A Sensory Awakening in the City of Marrakech, Morocco
There are few greater things in life than being able to explore a new far off place and have all senses opened to the experience. For me, Marrakech, Morocco was one such place. Travel reviews of the country’s capital city often paint a cautionary picture, warning people to guard their pockets and to avoid giving in to hecklers and snake-charmers. However, when I arrived, the sights and sounds, smells and tastes hit me all at once in beautiful chaos.
My first exposure to the city was walking through the heart of the Jemaa-el-Fna, Marrakech’s central medina or city square. Surrounding the square was a labyrinth of souqs -market lanes- spiraling out in all directions. My eyes were straining to take in all of my surroundings, to absorb this new foreign landscape as quickly and passionately as I could. Walking through row upon row of merchants pedaling ceiling-to-floor goods, it took all my willpower not to reach out and touch everything I saw.
The colors, patterns and delicate craftsmanship of the goods being sold were unlike anything I’d seen before. Everything from djellabas (traditional linen/cotton tunics), to handcrafted woodwork, to beautifully painted ceramic Tagine pots and decorative plates, to fresh cactus fruit harvested that morning, to the illuminated archways of shops selling thousands of lamps, all strung up in a melee of light. In the center square were endless lanes of carts selling freshly squeezed orange juice offering everyone who passed by the next best price to his neighbor.
Photo: Dana McMahan
Photo: Rose Huet
Making my way along, I wound through a narrow mud-brick alley that had a curious mix of aesthetics. The lane looked decrepit and about to cave in on passersby, while sturdy doorways stood in the shape of giant keyholes of carved wood and rivets. I walked through the door of the Equity Point Hostel, stepping into another world. What greeted me were 16-foot ceilings, intricately designed mosaics covering the floors and pillars, an open courtyard with water fountains and orange trees, and a rooftop lounge that offered a stunning view of the city. The juxtaposition of dilapidated alley to grandeur and romance blew me away.

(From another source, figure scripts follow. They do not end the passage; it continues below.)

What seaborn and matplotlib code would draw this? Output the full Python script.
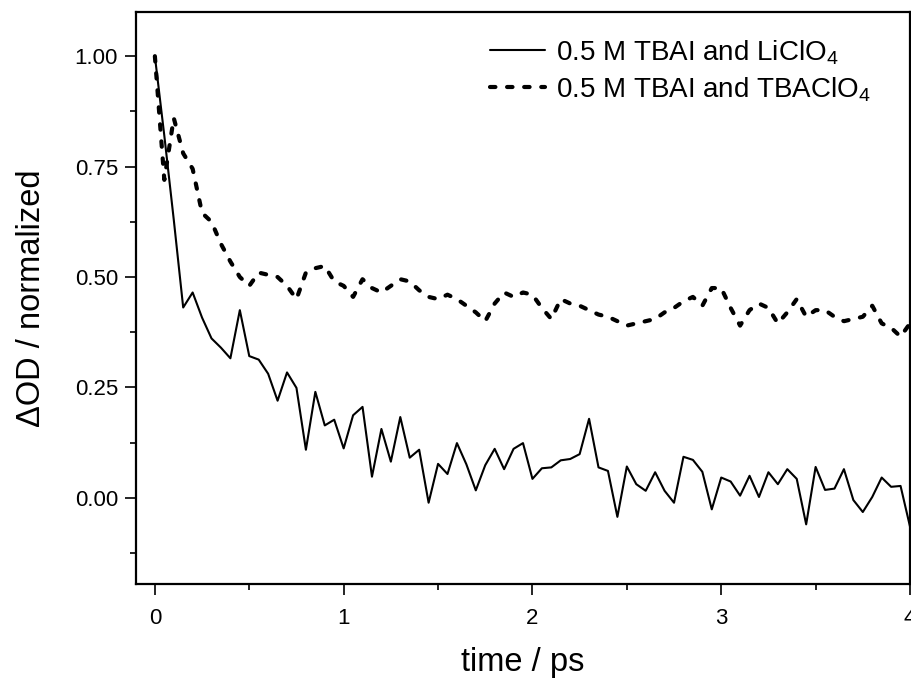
import matplotlib
matplotlib.use("Agg")
import matplotlib.pyplot as plt
import seaborn as sns
import pandas as pd
from matplotlib.ticker import MultipleLocator

time_ps = [0.00, 0.05, 0.10, 0.15, 0.20, 0.25, 0.30, 0.35, 0.40, 0.45,
           0.50, 0.55, 0.60, 0.65, 0.70, 0.75, 0.80, 0.85, 0.90, 0.95,
           1.00, 1.05, 1.10, 1.15, 1.20, 1.25, 1.30, 1.35, 1.40, 1.45,
           1.50, 1.55, 1.60, 1.65, 1.70, 1.75, 1.80, 1.85, 1.90, 1.95,
           2.00, 2.05, 2.10, 2.15, 2.20, 2.25, 2.30, 2.35, 2.40, 2.45,
           2.50, 2.55, 2.60, 2.65, 2.70, 2.75, 2.80, 2.85, 2.90, 2.95,
           3.00, 3.05, 3.10, 3.15, 3.20, 3.25, 3.30, 3.35, 3.40, 3.45,
           3.50, 3.55, 3.60, 3.65, 3.70, 3.75, 3.80, 3.85, 3.90, 3.95,
           4.00]

licl_od = [1.00, 0.82, 0.63, 0.431, 0.465, 0.408, 0.361, 0.340, 0.316, 0.425,
           0.321, 0.313, 0.281, 0.220, 0.284, 0.249, 0.109, 0.240, 0.164, 0.177,
           0.112, 0.187, 0.206, 0.048, 0.156, 0.082, 0.183, 0.091, 0.109, -0.011,
           0.077, 0.054, 0.124, 0.076, 0.017, 0.074, 0.111, 0.065, 0.111, 0.124,
           0.043, 0.067, 0.069, 0.085, 0.088, 0.099, 0.179, 0.069, 0.061, -0.043,
           0.071, 0.031, 0.016, 0.058, 0.016, -0.011, 0.093, 0.086, 0.059, -0.026,
           0.046, 0.037, 0.005, 0.050, 0.002, 0.058, 0.031, 0.065, 0.043, -0.060,
           0.070, 0.018, 0.021, 0.065, -0.005, -0.032, 0.002, 0.046, 0.025, 0.027,
           -0.065]

tba_od = [1.00, 0.72, 0.86, 0.78, 0.745, 0.645, 0.625, 0.575, 0.535, 0.50,
          0.48, 0.51, 0.505, 0.50, 0.48, 0.45, 0.51, 0.52, 0.525, 0.49,
          0.48, 0.455, 0.495, 0.475, 0.465, 0.48, 0.495, 0.49, 0.47, 0.455,
          0.45, 0.46, 0.45, 0.435, 0.42, 0.40, 0.44, 0.465, 0.455, 0.465,
          0.46, 0.43, 0.405, 0.45, 0.44, 0.435, 0.425, 0.415, 0.41, 0.40,
          0.39, 0.395, 0.40, 0.405, 0.42, 0.43, 0.445, 0.455, 0.435, 0.475,
          0.475, 0.43, 0.39, 0.425, 0.44, 0.43, 0.395, 0.42, 0.45, 0.41,
          0.425, 0.425, 0.41, 0.40, 0.405, 0.41, 0.435, 0.395, 0.385, 0.365,
          0.395]

labels = ["0.5 M TBAI and LiClO$_\\mathregular{4}$",
          "0.5 M TBAI and TBAClO$_\\mathregular{4}$"]

y_ticks = [0.00, 0.25, 0.50, 0.75, 1.00]
x_ticks = [0, 1, 2, 3, 4]

sns.set_style("ticks")
plt.rcParams["font.family"] = ["Liberation Sans", "DejaVu Sans"]
plt.rcParams["text.color"] = "black"
plt.rcParams["axes.labelcolor"] = "black"
plt.rcParams["xtick.color"] = "black"
plt.rcParams["ytick.color"] = "black"

df1 = pd.DataFrame({"t": time_ps, "od": licl_od})
df2 = pd.DataFrame({"t": time_ps, "od": tba_od})

fig = plt.figure(figsize=(9.11, 6.8), dpi=100)
ax = fig.add_axes([136 / 911, (680 - 584) / 680, (910 - 136) / 911, (584 - 12) / 680])

sns.lineplot(data=df1, x="t", y="od", ax=ax, color="black", linewidth=1.5,
             label=labels[0])
sns.lineplot(data=df2, x="t", y="od", ax=ax, color="black", linewidth=3.0,
             linestyle=(0, (1.3, 2.8)), dash_capstyle="round",
             label=labels[1])

ax.set_xlim(-0.1, 4.0)
ax.set_ylim(-0.195, 1.10)
ax.set_xticks(x_ticks)
ax.set_xticklabels([str(v) for v in x_ticks])
ax.set_yticks(y_ticks)
ax.set_yticklabels([f"{v:.2f}" for v in y_ticks])
ax.xaxis.set_minor_locator(MultipleLocator(0.5))
ax.yaxis.set_minor_locator(MultipleLocator(0.125))

ax.tick_params(axis="both", which="major", direction="out", length=8, width=1.2,
               labelsize=16, top=False, right=False, colors="black")
ax.tick_params(axis="y", which="major", pad=5)
ax.tick_params(axis="x", which="major", pad=9)
ax.tick_params(axis="both", which="minor", direction="out", length=4.5, width=1.2,
               top=False, right=False, colors="black")
for s in ax.spines.values():
    s.set_visible(True)
    s.set_linewidth(1.6)
    s.set_color("black")

ax.set_xlabel("time / ps", fontsize=23.5, labelpad=13)
ax.set_ylabel("\u0394OD / normalized", fontsize=23.5, labelpad=20)

leg = ax.legend(loc="upper left", bbox_to_anchor=(0.457, 0.955), frameon=False,
                fontsize=20, handlelength=2.0, handletextpad=0.4,
                labelspacing=0.3, borderpad=0, borderaxespad=0)

fig.savefig("out.png", dpi=100, facecolor="white")
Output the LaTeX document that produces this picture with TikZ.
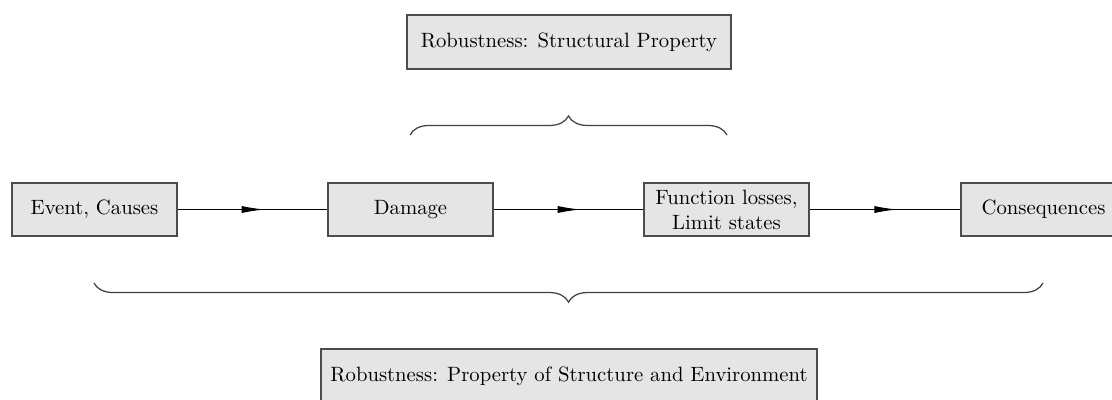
\documentclass[tikz,border=0pt]{standalone}
\usetikzlibrary{decorations.pathreplacing,decorations.markings,arrows.meta}
\begin{document}
\begin{tikzpicture}[x=0.483pt,y=-0.483pt,
  box/.style={draw=black!70, fill=black!10, line width=0.6pt, minimum width=79.7pt, minimum height=25.6pt, align=center, inner sep=1.5pt},
  flow/.style={draw=black, line width=0.5pt, postaction={decorate},
    decoration={markings, mark=at position 0.58 with {\arrow{Latex[length=11pt,width=3.4pt]}}}},
  brc/.style={draw=black!75, line width=0.6pt, decorate, decoration={brace, amplitude=9.2pt}}]
\useasboundingbox (0,0) rectangle (1112,399);
\clip (0,0) rectangle (1112,399);
\node[box] (ev) at (94.5,209.5) {Event, Causes};
\node[box] (dm) at (410.5,209.5) {Damage};
\node[box] (fl) at (726.5,209.5) {Function losses,\\Limit states};
\node[box] (cq) at (1043.5,209.5) {Consequences};
\node[box, minimum width=156.5pt, minimum height=26pt] (sp) at (569,42) {Robustness: Structural Property};
\node[box, minimum width=239.6pt, minimum height=26pt] (se) at (569,376) {Robustness: Property of Structure and Environment};
\draw[flow] (ev) -- (dm);
\draw[flow] (dm) -- (fl);
\draw[flow] (fl) -- (cq);
\coordinate (tl) at (410,135);
\coordinate (tr) at (727,135);
\coordinate (bl) at (94,283);
\coordinate (br) at (1043,283);
\draw[brc] (tl) -- (tr);
\draw[brc] (br) -- (bl);
\end{tikzpicture}
\end{document}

After settling in, I was told I absolutely needed to try a fresh pot of tagine -a traditional meat and vegetable stew- and to wash it down with a Moroccan mint tea, so that night I set out in search of exactly that. I found a quaint little restaurant in the middle of the spice market and ordered myself a chicken tagine and mint tea. The aroma of spices and mint filling my nose made my mouth water and begged me to take a bite. Needless to say, it quickly became my number one choice for the rest of my time there.
Photo: Natalie Carroll
As I acclimated to the city and its never-ending hustle, I felt more and more at home, which was due (in part) to my knowledge of one of the local languages, but was also the fact that the locals near my hostel began to recognize me and once that happened, I truly felt that endless hospitality I had read so much about. One generous carpet vendor, whose name (quite fittingly) was Amour, the French word for love, invited me for a mint tea to share stories about our homes, and each morning would give me fresh cactus fruit for nothing more than a ‘Merhaba’ (an Arabic thank you), a smile, and some pleasant small talk. The generosity of the Moroccan and Berber people alike was unmatched by any other place I’ve visited, and for this and every other moment I experienced, Marrakech has kept a piece of my heart.